Boosting the Photocatalytic Ability of g-C3N4 for Hydrogen Production by Ti3C2 MXene Quantum Dots

Yujie Li; Lei Ding; Yichen Guo; Zhangqian Liang; Hongzhi Cui; Jian Tian

doi:10.1021/acsami.9b14985

Boosting the Photocatalytic Ability of g-C₃N₄ for Hydrogen Production by Ti₃C₂ MXene Quantum Dots

ACS Appl Mater Interfaces. 2019 Nov 6;11(44):41440-41447. doi: 10.1021/acsami.9b14985. Epub 2019 Oct 24.

Authors

Yujie Li¹, Lei Ding¹, Yichen Guo¹, Zhangqian Liang¹, Hongzhi Cui¹, Jian Tian¹

Affiliation

¹ School of Materials Science and Engineering , Shandong University of Science and Technology , Qingdao 266590 , China.

PMID: 31615201
DOI: 10.1021/acsami.9b14985

Abstract

The big challenging issues in photocatalytic H₂ evolution are efficient separation of the photoinduced carriers, the stability of the catalyst, enhancing quantum efficiency, and requiring photoinduced electrons to enrich on photocatalysts' surface. Herein, Ti₃C₂ MXene quantum dots (QDs) possess the activity of Pt as a co-catalyst in promoting the photocatalytic H₂ evolution to form heterostructures with g-C₃N₄ nanosheets (NSs) (denoted g-C₃N₄@Ti₃C₂ QDs).
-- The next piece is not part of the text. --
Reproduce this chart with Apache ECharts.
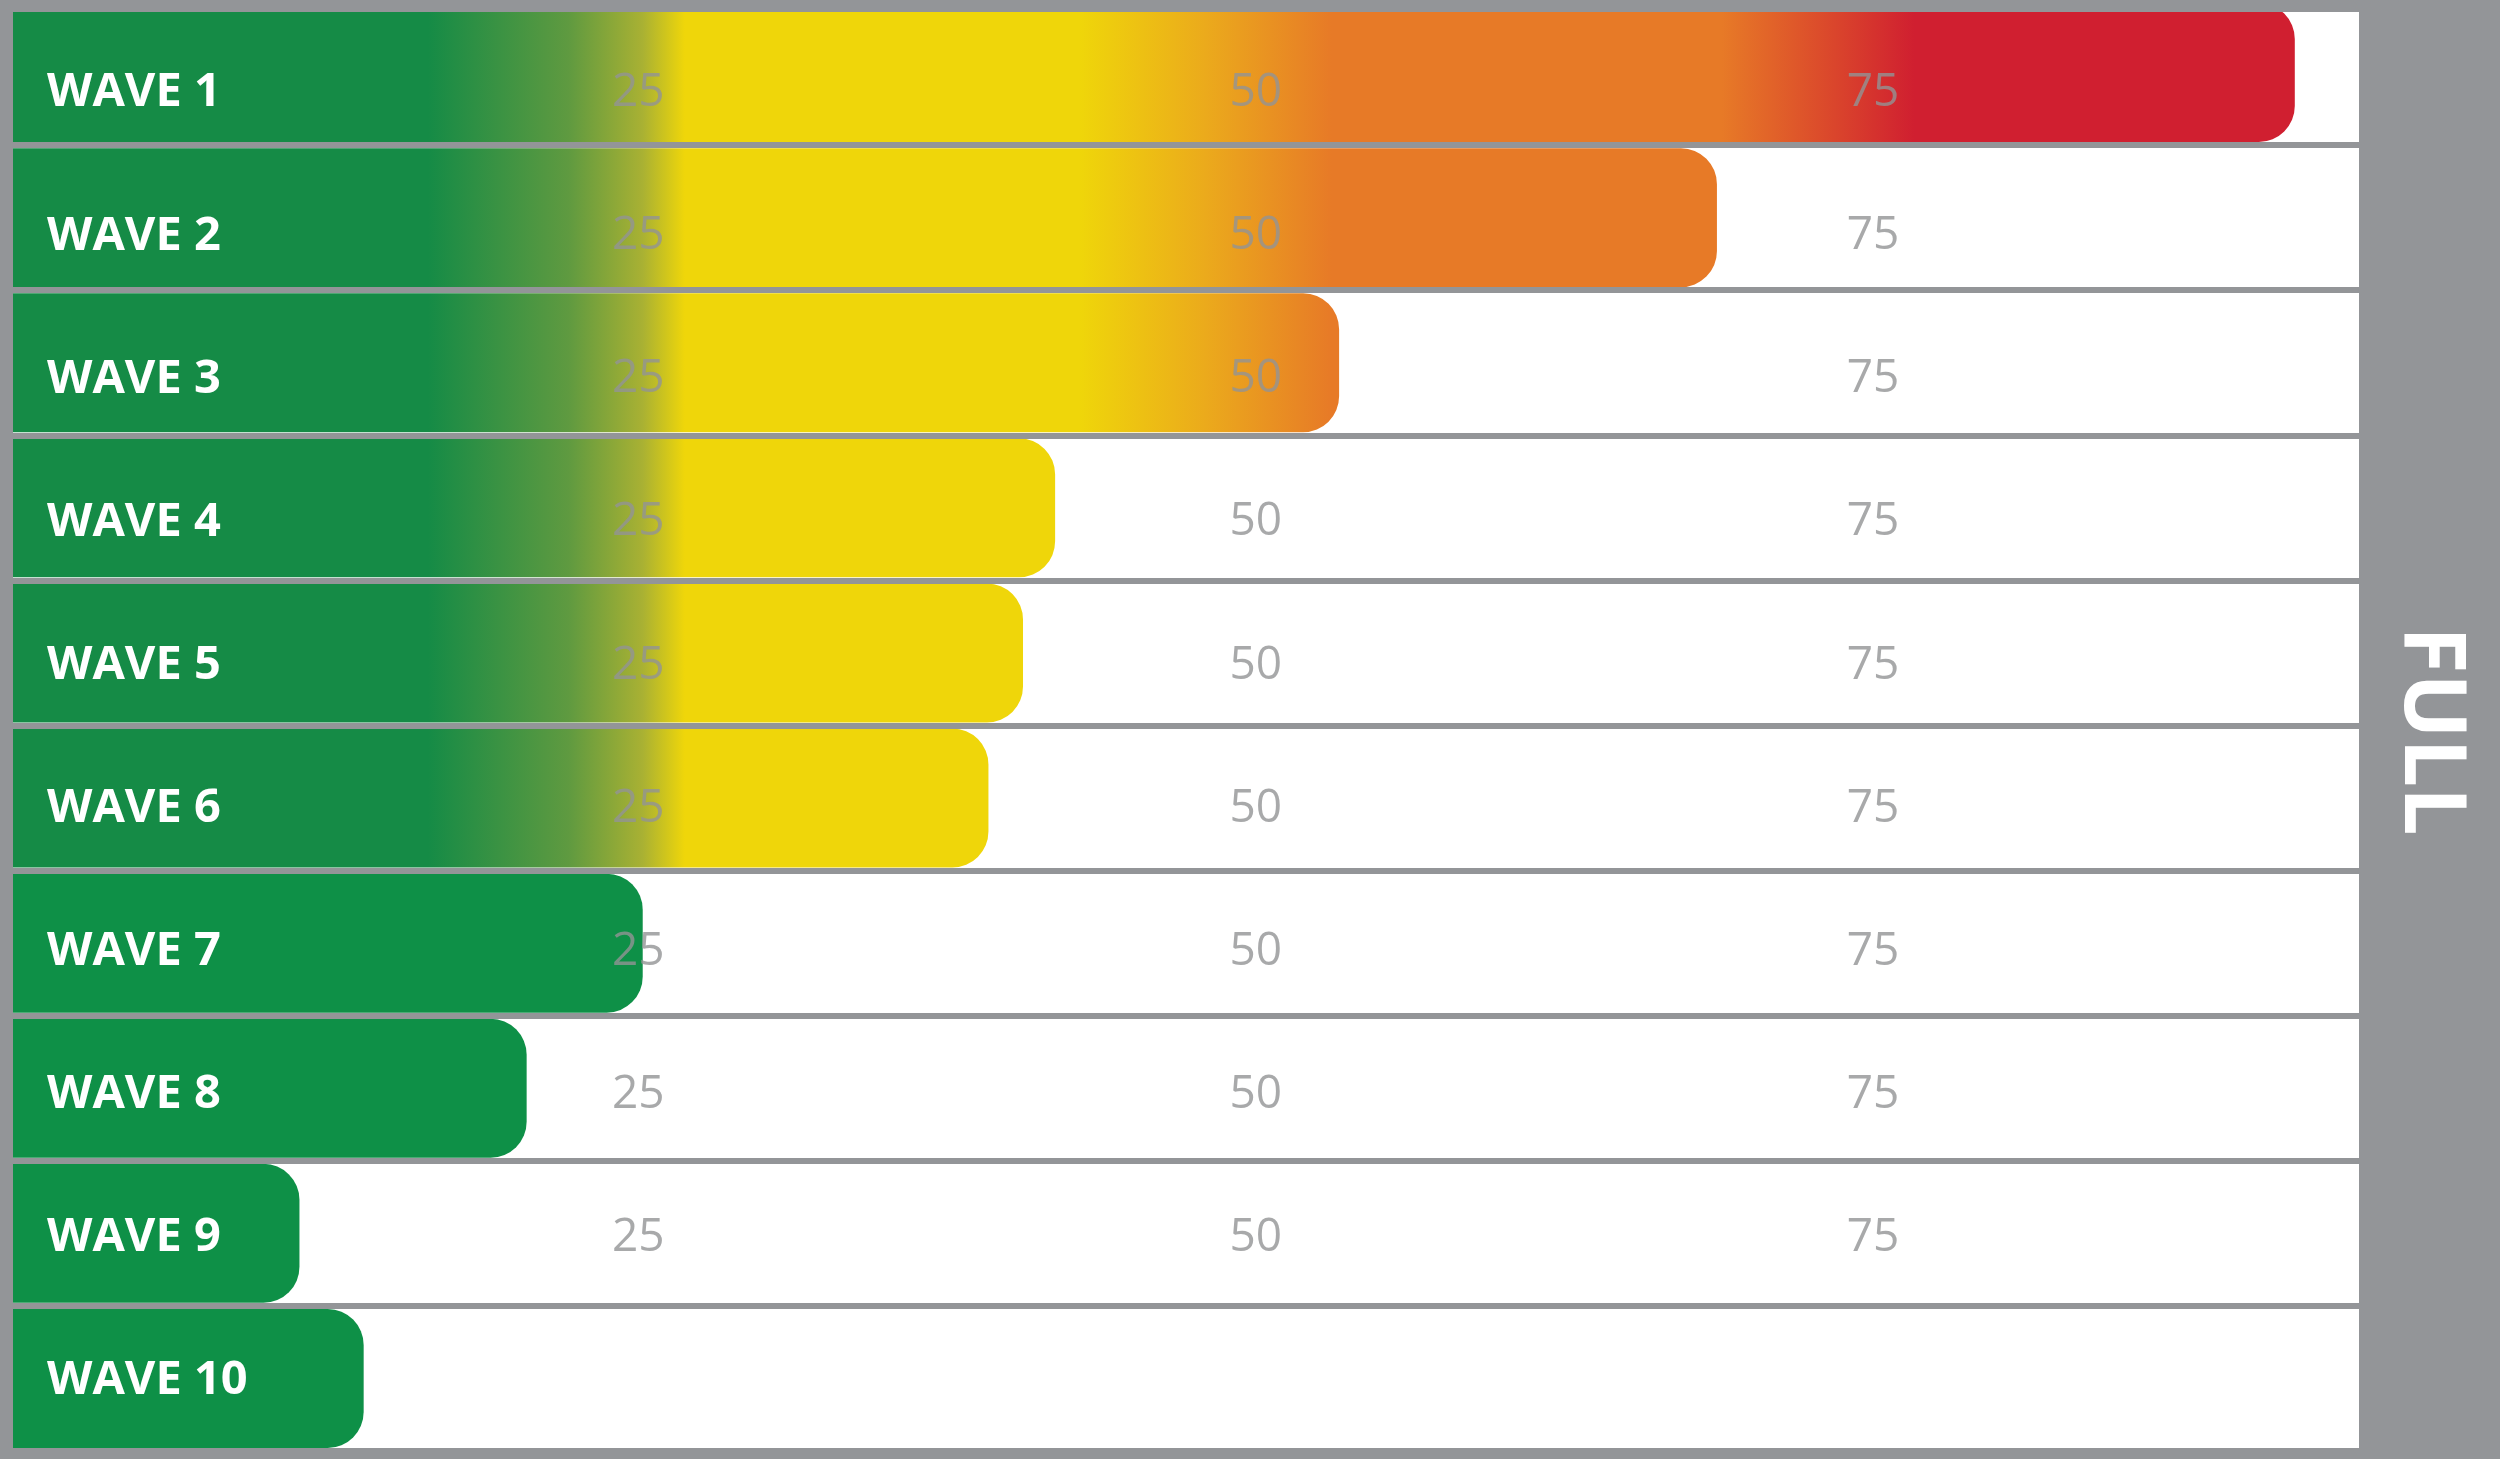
<!DOCTYPE html>
<html>
<head>
<meta charset="utf-8">
<script src="https://cdn.jsdelivr.net/npm/echarts@6/dist/echarts.min.js"></script>
<style>
  html, body { margin: 0; padding: 0; background: #939598; }
  #c { width: 2500px; height: 1459px; }
</style>
</head>
<body>
<div id="c"></div>
<script>
// ---- data ----
const categories = ['WAVE 1', 'WAVE 2', 'WAVE 3', 'WAVE 4', 'WAVE 5', 'WAVE 6', 'WAVE 7', 'WAVE 8', 'WAVE 9', 'WAVE 10'];
const values = [92.4, 69.0, 53.7, 42.2, 40.9, 39.5, 25.5, 20.8, 11.6, 14.2];
const tickValues = [25, 50, 75];
const tickRows = ['WAVE 1', 'WAVE 2', 'WAVE 3', 'WAVE 4', 'WAVE 5', 'WAVE 6', 'WAVE 7', 'WAVE 8', 'WAVE 9'];
const panelLabel = 'FULL';
const axisMax = 95;
// colour zones along the value scale
const zoneValues = [0, 16.8, 22.5, 25.5, 27.2, 43.2, 48.3, 53.4, 69.2, 73.1, 77.0, 95];
const zoneColours = ['#158b46', '#158b46', '#5f9a40', '#a9b133', '#efd60a', '#efd60a', '#ebaa1c', '#e77a27', '#e77a27', '#dc4d2b', '#d01f30', '#d01f30'];
const solidGreenBelow = 30;

const GREY = '#939598';
const chart = echarts.init(document.getElementById('c'), null, { renderer: 'canvas' });

function buildOption(gradient) {
  return {
    animation: false,
    backgroundColor: GREY,
    grid: [
      { left: 13, right: 141, top: 0, bottom: 8, show: true, backgroundColor: '#ffffff', borderWidth: 0 },
      { left: 13, right: 141, top: 21.5, bottom: 6.5, show: false }
    ],
    xAxis: [
      { gridIndex: 0, type: 'value', min: 0, max: axisMax, show: false },
      { gridIndex: 1, type: 'value', min: 0, max: axisMax, show: false }
    ],
    yAxis: [
      {
        gridIndex: 0, type: 'category', data: categories, inverse: true, z: 5,
        axisLine: { show: false }, axisTick: { show: false }, axisLabel: { show: false },
        splitLine: { show: true, interval: 0, lineStyle: { color: GREY, width: 6 } }
      },
      {
        gridIndex: 1, type: 'category', data: categories, inverse: true, z: 10,
        axisLine: { show: false }, axisTick: { show: false }, splitLine: { show: false },
        axisLabel: {
          show: true, inside: true, interval: 0, margin: 34,
          color: '#ffffff', fontWeight: 'bold', fontSize: 47, fontFamily: '"Open Sans"'
        }
      }
    ],
    series: [
      {
        type: 'bar', xAxisIndex: 0, yAxisIndex: 0, barWidth: 139, z: 2,
        itemStyle: { borderRadius: [0, 36, 36, 0] },
        data: values.map(v => ({
          value: v,
          itemStyle: { color: (v < solidGreenBelow || !gradient) ? '#0e9047' : gradient }
        }))
      },
      {
        type: 'scatter', xAxisIndex: 1, yAxisIndex: 1, z: 4, silent: true,
        symbolSize: 1, itemStyle: { color: 'rgba(0,0,0,0)' },
        label: {
          show: true, position: 'inside', offset: [8, 0],
          formatter: p => String(p.value[0]),
          color: '#929395', fontSize: 46, fontWeight: 500, fontFamily: '"Open Sans"'
        },
        data: tickRows.flatMap(c => tickValues.map(t => [t, c]))
      }
    ],
    graphic: [
      { type: 'rect', left: 0, top: 0, z: 100, shape: { width: 2359, height: 12 }, style: { fill: GREY } },
      {
        type: 'text', x: 2429, y: 731, rotation: -Math.PI / 2, z: 100,
        style: { text: panelLabel, fill: '#ffffff', font: 'bold 86px "Open Sans"', align: 'center', verticalAlign: 'middle' }
      }
    ]
  };
}

chart.setOption(buildOption(null));
const px0 = chart.convertToPixel({ xAxisIndex: 0 }, 0);
const px1 = chart.convertToPixel({ xAxisIndex: 0 }, axisMax);
const stops = zoneValues.map((v, i) => ({ offset: v / axisMax, color: zoneColours[i] }));
const gradient = new echarts.graphic.LinearGradient(px0, 0, px1, 0, stops, true);
chart.setOption(buildOption(gradient), true);
</script>
</body>
</html>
The photocatalytic H₂ evolution rate of g-C₃N₄@Ti₃C₂ QD composites with an optimized Ti₃C₂ QD loading amounts (100 mL) is nearly 26, 3 and 10 times higher than pristine g-C₃N₄ NSs, Pt/g-C₃N₄, and Ti₃C₂ MXene sheet/g-C₃N₄, respectively. The Ti₃C₂ QDs increase the specific surface area of g-C₃N₄ and boost the density of the active site. Besides, metallic Ti₃C₂ QDs possess excellent electronic conductivity, causing the improvement of carrier transfer efficiency.

Keywords: Ti3C2 MXene quantum dots; co-catalysts; g-C3N4 nanosheets; photocatalytic H2 production.